3.5/5 jars of grave dirt
Our Crooked Hearts by Melissa Albert
CW: animal death
This is the first book in a long time that I’ve stayed up all night to finish in one sitting. It almost seems like a fever dream, I read it so fast. Our Crooked Hearts is a YA fantasy that follows a mother and daughter, both with an affinity for magic, on parallel lines as the dark secrets of the mother catch up to the daughter. I loved the dark fantasy aspect and twists and turns as Albert kept me guessing and unable to put it down.
4/5 rabbit hearts
The Count of Monte Cristo by Alexandre Dumas
CW: racism, slavery, antisemitism, suicide, suicidal ideation, attempted suicide, ableism, abandonment
Is this book like way too long? Yes, yes it is. Did I still enjoy it? Yes, yes I did. I’ve mentioned this before, but with many Victorian novels, you only have to read about every 30th page to still know what’s going on, and that’s definitely true here. The Count of Monte Cristo follows a man wrongly accused of Bonapartism in post Bonaparte France and his subsequent imprisonment, escape, and quest for vengeance. But Monte Cristo isn’t satisfied with just finding and murdering the men who put him away, he has extremely elaborate plans for the total destruction of the men who have wronged him. And I respect that about him. I have a few more thoughts, but they are spoilers. Read More: SPOILERS AHEAD
As much as I enjoyed the book overall, I did not need this many pages of prose to learn that vengeance doesn’t equal justice and destroying the men who have wronged him isn’t really going to make Monte Cristo feel any better. I also didn’t love that Monte Cristo and Haydee and up together at the end. It’s weird and gross and paternalistic. She is much younger and spent a long time as his slave. And even though Monte Cristo is portrayed as a benevolent, ‘good’ slave owner, we know that good slave owners don’t exist.
3.5/5 secret treasures
The Adventures of Amina Al-Sirafi by S. A. Chakraborty ***
**Book Hangover Alert
CW: murder, misogyny, racism
This was a choice for the March Book of the Month and I didn’t choose it and I have regrets. It was so good. Retired scourge of the seas, Amina Al-Sirafi comes out of retirement for one final job, searching for the kidnapped daughter of her former crew member. There are pirates, found family, magic, monsters, sorcerers, demons, adventure, and it was fabulous. Definitely hoping Chakraborty continues the series.

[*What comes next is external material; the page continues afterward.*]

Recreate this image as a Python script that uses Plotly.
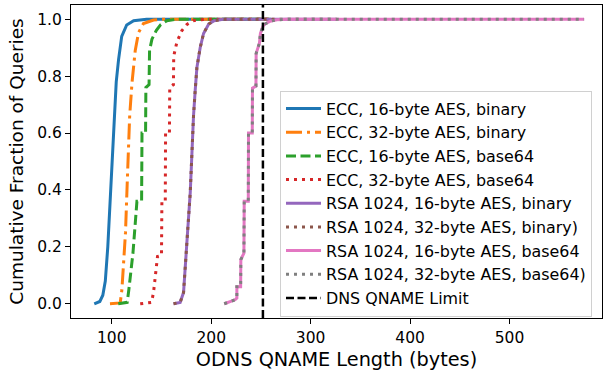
import plotly.graph_objects as go

# ECDF knots (QNAME length in bytes, cumulative fraction) for each encoding scheme
ecc16_bin_x = [82.4, 88, 91, 93.5, 96, 98.5, 100.5, 102.5, 104.5, 106.8, 110, 115, 122, 135, 258]
ecc16_bin_y = [0, 0.008, 0.03, 0.08, 0.2, 0.37, 0.55, 0.68, 0.78, 0.857, 0.94, 0.98, 0.995, 1.0, 1.0]

ecc32_bin_x = [98.2, 108.5, 110.2, 112.5, 113.8, 115.5, 116.8, 118, 120.3, 123.6, 126.9, 131.9, 142, 150, 258]
ecc32_bin_y = [0, 0.003, 0.05, 0.17, 0.25, 0.42, 0.55, 0.66, 0.775, 0.89, 0.953, 0.985, 0.997, 1.0, 1.0]

ecc16_b64_x = [106.5, 115.5, 117.2, 121.3, 124, 125.3, 130, 130.4, 134, 134.3, 137.5, 138, 140.4, 144.7, 149, 155.5, 165, 260]
ecc16_b64_y = [0, 0.005, 0.05, 0.178, 0.30, 0.36, 0.36, 0.6, 0.6, 0.76, 0.77, 0.89, 0.93, 0.96, 0.98, 0.995, 1.0, 1.0]

ecc32_b64_x = [128.6, 140, 142, 144.7, 146, 150, 150.4, 153.8, 154.1, 158, 158.3, 162, 162.3, 165.5, 170.5, 175.6, 182, 195, 262]
ecc32_b64_y = [0, 0.005, 0.04, 0.13, 0.166, 0.17, 0.36, 0.36, 0.6, 0.6, 0.76, 0.77, 0.87, 0.92, 0.96, 0.982, 0.995, 1.0, 1.0]

rsa16_bin_x = [162.1, 168.8, 172.2, 174.9, 176.2, 178.9, 180.6, 182.2, 183.9, 185.6, 188.9, 192.3, 197.5, 203, 212, 326]
rsa16_bin_y = [0, 0.005, 0.04, 0.16, 0.25, 0.39, 0.54, 0.66, 0.75, 0.83, 0.9, 0.95, 0.983, 0.995, 1.0, 1.0]
rsa32_bin_x = list(rsa16_bin_x)
rsa32_bin_y = list(rsa16_bin_y)

rsa16_b64_x = [213.1, 224, 225.8, 225.8, 229.6, 229.8, 232.9, 233.2, 237.3, 237.5, 241.3, 241.5, 245, 245.2,
               248.5, 249.5, 252.6, 259.3, 266, 276, 575]
rsa16_b64_y = [0, 0.014, 0.02, 0.06, 0.06, 0.155, 0.178, 0.36, 0.36, 0.6, 0.6, 0.758, 0.765, 0.88,
               0.916, 0.95, 0.98, 0.993, 0.998, 1.0, 1.0]
rsa32_b64_x = list(rsa16_b64_x)
rsa32_b64_y = list(rsa16_b64_y)

dns_qname_limit = 252

labels = [
    "ECC, 16-byte AES, binary",
    "ECC, 32-byte AES, binary",
    "ECC, 16-byte AES, base64",
    "ECC, 32-byte AES, base64",
    "RSA 1024, 16-byte AES, binary",
    "RSA 1024, 32-byte AES, binary)",
    "RSA 1024, 16-byte AES, base64",
    "RSA 1024, 32-byte AES, base64)",
]

x_ticks = [100, 200, 300, 400, 500]
y_ticks = [0.0, 0.2, 0.4, 0.6, 0.8, 1.0]

series = [
    (ecc16_bin_x, ecc16_bin_y, "#1f77b4", "solid"),
    (ecc32_bin_x, ecc32_bin_y, "#ff7f0e", "16px,5px,3px,5px"),
    (ecc16_b64_x, ecc16_b64_y, "#2ca02c", "10px,4.5px"),
    (ecc32_b64_x, ecc32_b64_y, "#d62728", "3px,5px"),
    (rsa16_bin_x, rsa16_bin_y, "#9467bd", "solid"),
    (rsa32_bin_x, rsa32_bin_y, "#8c564b", "3px,5px"),
    (rsa16_b64_x, rsa16_b64_y, "#e377c2", "solid"),
    (rsa32_b64_x, rsa32_b64_y, "#7f7f7f", "3px,5px"),
]

FONT = "DejaVu Sans"

fig = go.Figure()
for (xs, ys, color, dash), name in zip(series, labels):
    fig.add_trace(go.Scatter(
        x=xs, y=ys, mode="lines", name=name,
        line=dict(color=color, width=3, dash=dash),
    ))

fig.add_trace(go.Scatter(
    x=[dns_qname_limit, dns_qname_limit], y=[-0.05, 1.05], mode="lines",
    name="DNS QNAME Limit",
    line=dict(color="black", width=2.5, dash="8px,3.5px"),
))

fig.update_layout(
    width=603, height=375,
    margin=dict(l=71, r=1, t=5, b=57),
    paper_bgcolor="white", plot_bgcolor="white",
    font=dict(family=FONT, color="black"),
    showlegend=True,
    legend=dict(
        x=0.3936, y=0.726, xanchor="left", yanchor="top",
        bgcolor="white", bordercolor="#d0d0d0", borderwidth=1,
        font=dict(family=FONT, size=15.9, color="black"),
        tracegroupgap=0, itemwidth=35,
    ),
    xaxis=dict(
        range=[59, 593], tickvals=x_ticks, ticktext=[str(v) for v in x_ticks],
        showgrid=False, zeroline=False, automargin=False,
        showline=True, linecolor="black", linewidth=1, mirror=True,
        ticks="outside", ticklen=5, tickwidth=1, tickcolor="black",
        tickfont=dict(family=FONT, size=15.5),
        title=dict(text="ODNS QNAME Length (bytes)", font=dict(family=FONT, size=19.3), standoff=6),
    ),
    yaxis=dict(
        range=[-0.05, 1.05], tickvals=y_ticks, ticktext=[f"{v:.1f}" for v in y_ticks],
        showgrid=False, zeroline=False, automargin=False,
        showline=True, linecolor="black", linewidth=1, mirror=True,
        ticks="outside", ticklen=5, tickwidth=1, tickcolor="black",
        tickfont=dict(family=FONT, size=15.5),
        title=dict(text="Cumulative Fraction of Queries", font=dict(family=FONT, size=18.5), standoff=8),
    ),
)

fig.write_html("out.html")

5/5 charismatic demon husbands
The London Séance Society by Sarah Penner***
CW: ableism, murder
I really liked Penner’s first book, The Lost Apothecary, so I was excited to read this one. I didn’t like it as much as The Lost Apothecary, but it was still enjoyable. The story follows Lenna Wickes, the pupil of famous medium Vaudeline D’Allaire, as she tries to solve her sister’s murder. When Vaudeline is called on to investigate the murder of one of the leaders of the London Séance Society, Lenna and Vaudeline discover there may be more to the society and these murders than they first thought. I loved the lesbian representation in Victorian London. My main complaint is a spoiler so read on at your own risk. Read More: SPOILERS AHEAD
I really disliked the chapters from the perspective of the man, whose name I can’t remember and doesn’t appear in any of the blurbs about the book. He was just so unlikeable, which I realize was the point, because he turned out to be the bad guy, but still. I think it would have been more enjoyable if he had been charismatic and alluring and THEN turned out to be the bad guy. He is also described as having a facial birthmark which I think is problematic. It is a trope in Victorian literature that those with disabilities or physical or mental differences are evil and the disability is God’s way of punishing them for it. I don’t know if Penner was trying to lean into this trope because it was a mainstay of Victorian literature, but it’s a really harmful stereotype and I hate that I still see it in modern books.
3.5/5 amber stones
**Book Hangover Alert indicates the kind of book that will leave you full up on love. Satisfied, but wishing the book never had to end. You’ll be laying on the floor with no idea what to do with yourself (other friends have called this feeling Good Book Depression or say that certain books necessitate Floor Time). This is the kind of book that gets its teeth in you and won’t let go easily. After the last page you’ll be thinking about this book for a long time. You’ll bother all your friends trying to get them to read it so that you won’t be alone in your Hangover.
***This book is part of my Books for a Social Conscience series! Read The Adventures of Amina Al-Sirafi for fantasy and piracy set around the Islamic Golden Age with diverse characters from many areas surrounding the Indian ocean. It also has LGBTQIA+ representation. Read The London Séance Society for LGBTQIA+ representation in historical fiction.
Reads marked as part of the Books for a Social Conscience series will regularly address topics like race and racism, colonialism and post-colonialism, LGBTQIA+ experience, feminism, BIPOC experience, social and political issues, history, identity, class, disability experience, immigration, gun violence, poverty, colorism, environmentalism, and more! The goal of these books is to diversify the stories we’re reading, grow our empathy for those who are different from us, and amplify voices who are often silenced.